La coppia regale sposata da 70 anni e la nostra nostalgia d'una promessa
martedì 21 novembre 2017

Caro Avvenire, nel panorama delle coppie internazionali, che vede aumentare vertiginosamente separazioni e divorzi, desta una positiva sorpresa la notizia di due sposi che ieri 20 novembre hanno festeggiato i 70 anni di unione coniugale: la regina d’Inghilterra Elisabetta II e suo marito Filippo d’Edimburgo. In questi 70 anni di vita insieme si sono sopportati e supportati a vicenda, si sono presi cura l’uno dell’altra in ogni momento. Oggi, 91 anni la regina e 96 il marito, il Signore ha dato loro la ventura di cercarsi ancora con lo sguardo con stesso calore e affetto di 70 anni fa. La loro lunghissima unione sponsale, mentre i mass media ci bombardano con 'storie d’amore' che nascono e si consumano dalla sera alla mattina, vorrei fosse di paradigma per tutte le coppie.

Franco Petraglia Cervinara (Avellino)


Verrebbe facile osservare che dietro al matrimonio di una regina, e soprattutto in altri tempi, abiti una ragion di Stato che necessariamente, anche in mancanza di amore, avrebbe costretto a nozze d’oro e poi ancora a queste, tanto rare che non si saprebbe di quale metallo definirle. Non sappiamo di quale tessuto realmente sia questo regale matrimonio, eppure comprendo come ieri i giornali britannici si commuovessero alla ricorrenza dei 70 anni delle nozze reali. Come in un gran desiderio collettivo di assistere, tra tanti 'amori' pubblici e privati che naufragano in pochi anni o pochi mesi, a un amore che veramente duri per sempre. Elisabetta aveva solo 13 anni quando conobbe il suo futuro marito, e subito, secondo le cronache, se ne innamorò («è bello come un principe vichingo», avrebbe detto, secondo i biografi di corte). Tredici anni, pensate: chi avrebbe dato credito alla infatuazione di una ragazzina? Invece accade che settant’anni dopo quei due siano ancora insieme. Nella loro vita dorata ma scomoda, costretta nei rigidi tempi e riti del cerimoniale, avranno conosciuto certo i loro travagli, stanchezze, tentazioni di infedeltà, delusioni.

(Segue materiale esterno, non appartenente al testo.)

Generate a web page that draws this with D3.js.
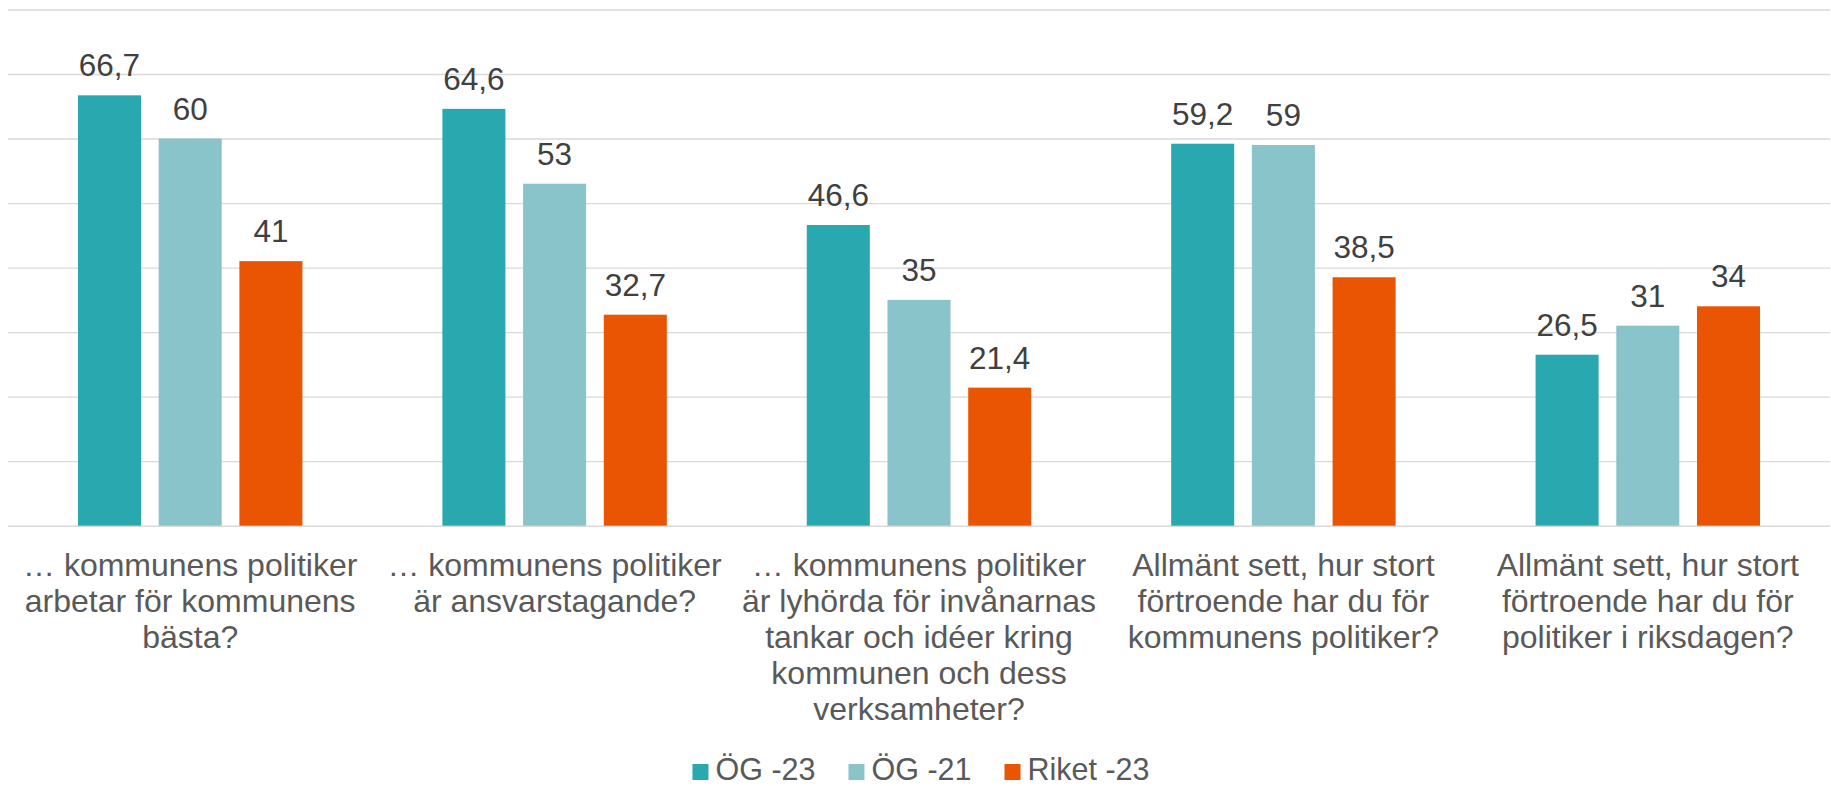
<!DOCTYPE html>
<html>
<head>
<meta charset="utf-8">
<script src="https://cdn.jsdelivr.net/npm/d3@7"></script>
<style>
  html, body { margin: 0; padding: 0; background: #ffffff; }
  svg { display: block; }
  text { font-family: "Liberation Sans", Arial, sans-serif; }
</style>
</head>
<body>
<div id="chart"></div>
<script>
// ---- data ----
const categories = [
  ["… kommunens politiker", "arbetar för kommunens", "bästa?"],
  ["… kommunens politiker", "är ansvarstagande?"],
  ["… kommunens politiker", "är lyhörda för invånarnas", "tankar och idéer kring", "kommunen och dess", "verksamheter?"],
  ["Allmänt sett, hur stort", "förtroende har du för", "kommunens politiker?"],
  ["Allmänt sett, hur stort", "förtroende har du för", "politiker i riksdagen?"]
];
const seriesNames = ["ÖG -23", "ÖG -21", "Riket -23"];
const og23 = [66.7, 64.6, 46.6, 59.2, 26.5];
const og21 = [60, 53, 35, 59, 31];
const riket23 = [41, 32.7, 21.4, 38.5, 34];
const yTicks = [0, 10, 20, 30, 40, 50, 60, 70, 80];
const colors = ["#2AA8AF", "#8AC4CB", "#EA5504"];

// ---- layout ----
const W = 1831, H = 786;
const plotLeft = 8, plotRight = 1830, plotTop = 9.5, plotBottom = 525.7;

const svg = d3.select("#chart").append("svg").attr("width", W).attr("height", H);

const x0 = d3.scaleBand().domain(d3.range(categories.length)).range([plotLeft, plotRight]).paddingInner(0).paddingOuter(0);
const x1 = d3.scaleBand().domain(seriesNames).range([0, x0.bandwidth()]).paddingInner(0.219).paddingOuter(0.867);
const y = d3.scaleLinear().domain([0, 80]).range([plotBottom, plotTop]);
const color = d3.scaleOrdinal().domain(seriesNames).range(colors);

// gridlines
const grid = svg.append("g").attr("transform", `translate(${plotLeft},0)`)
  .call(d3.axisLeft(y).tickValues(yTicks).tickSize(-(plotRight - plotLeft)).tickFormat(""));
grid.select(".domain").remove();
grid.selectAll(".tick line").attr("stroke", "#D9D9D9").attr("stroke-width", 1.4);

// bars
const seriesData = [og23, og21, riket23];
const rows = categories.map((c, i) => ({ i, values: seriesNames.map((s, k) => ({ key: s, value: seriesData[k][i] })) }));
const fmt = v => String(v).replace(".", ",");

const groups = svg.append("g").selectAll("g").data(rows).join("g")
  .attr("transform", d => `translate(${x0(d.i)},0)`);

groups.selectAll("rect").data(d => d.values).join("rect")
  .attr("x", d => x1(d.key))
  .attr("width", x1.bandwidth())
  .attr("y", d => y(d.value))
  .attr("height", d => y(0) - y(d.value))
  .attr("fill", d => color(d.key));

groups.selectAll("text.val").data(d => d.values).join("text")
  .attr("class", "val")
  .attr("x", d => x1(d.key) + x1.bandwidth() / 2)
  .attr("y", d => y(d.value) - 19)
  .attr("text-anchor", "middle")
  .attr("font-size", "31.5px")
  .attr("fill", "#404040")
  .text(d => fmt(d.value));

// category labels
const labels = svg.append("g").selectAll("text").data(rows).join("text")
  .attr("x", d => x0(d.i) + x0.bandwidth() / 2)
  .attr("y", 575.5)
  .attr("text-anchor", "middle")
  .attr("font-size", "32px")
  .attr("fill", "#595959");
labels.each(function(d) {
  const t = d3.select(this);
  categories[d.i].forEach((line, j) => {
    t.append("tspan").attr("x", x0(d.i) + x0.bandwidth() / 2).attr("dy", j === 0 ? 0 : 36.2).text(line);
  });
});

// legend
const legend = svg.append("g");
const items = legend.selectAll("g").data(seriesNames).join("g");
items.append("rect").attr("width", 16).attr("height", 16).attr("y", 764).attr("fill", d => color(d));
items.append("text").attr("x", 23).attr("y", 779.5).attr("font-size", "30.5px").attr("fill", "#595959").text(d => d);
let xpos = 0;
const widths = [];
items.each(function() {
  const tw = d3.select(this).select("text").node().getComputedTextLength();
  widths.push(23 + tw);
});
const gap = 33;
const total = d3.sum(widths) + gap * (widths.length - 1);
xpos = (plotLeft + plotRight) / 2 - total / 2 + 2;
items.each(function(d, i) {
  d3.select(this).attr("transform", `translate(${xpos},0)`);
  xpos += widths[i] + gap;
});
</script>
</body>
</html>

Eppure, sono ancora lì. E un Paese li guarda, e si commuove. Un Paese fatto di gente nata in altri tempi, e cresciuta in tutta un’altra morale, si intenerisce però perché almeno quei due ce l’hanno fatta, a restare assieme per sempre. Come del resto molti, della generazione della regina o quasi, che in Gran Bretagna e altrove festeggiano se non i settanta almeno i cinquanta anni di nozze. Mi piace, quando incontro una di queste coppie, starla a guardare. Dopo tanti anni assieme, spesso si somigliano, se non nei lineamenti nella espressione, nella andatura, che si è come sincronizzata con quella dell’altro. Incrocio a volte, sotto casa, al mattino, una di queste coppie di ottuagenari, che lentamente vanno a bere il caffè e poi a fare la spesa. Certe mattine si tengono per mano. Fino a poco tempo fa io non capivo: hanno ancora voglia di tenersi per mano, a ottant’anni? Poi però, approssimandomi io ai trent’anni di nozze, mi sono accorta che forse è proprio il tempo che è necessario, per cominciare – oltre all’innamoramento, alle liti, alle gelosie, alla fatica – a volersi bene davvero. Capisco adesso che, vecchi, due sposi tornino a prendersi per mano, come due ragazzi; ma in un altro modo, rasserenato, consapevole, e grato, infine, l’uno dell’altra. Forse ci vuole molto tempo per imparare a volersi bene veramente, e oggi, di tempo, non ce ne diamo affatto. Però esiste, forte, dentro di noi una nostalgia di quella promessa: nella buona e nella cattiva sorte. Per sempre. Per questo ci commuove l’immagine di una vecchia regina con il suo principe consorte, e che sia lo stesso di cui lei a tredici anni, ragazzina, disse: com’è bello, sembra un principe vichingo.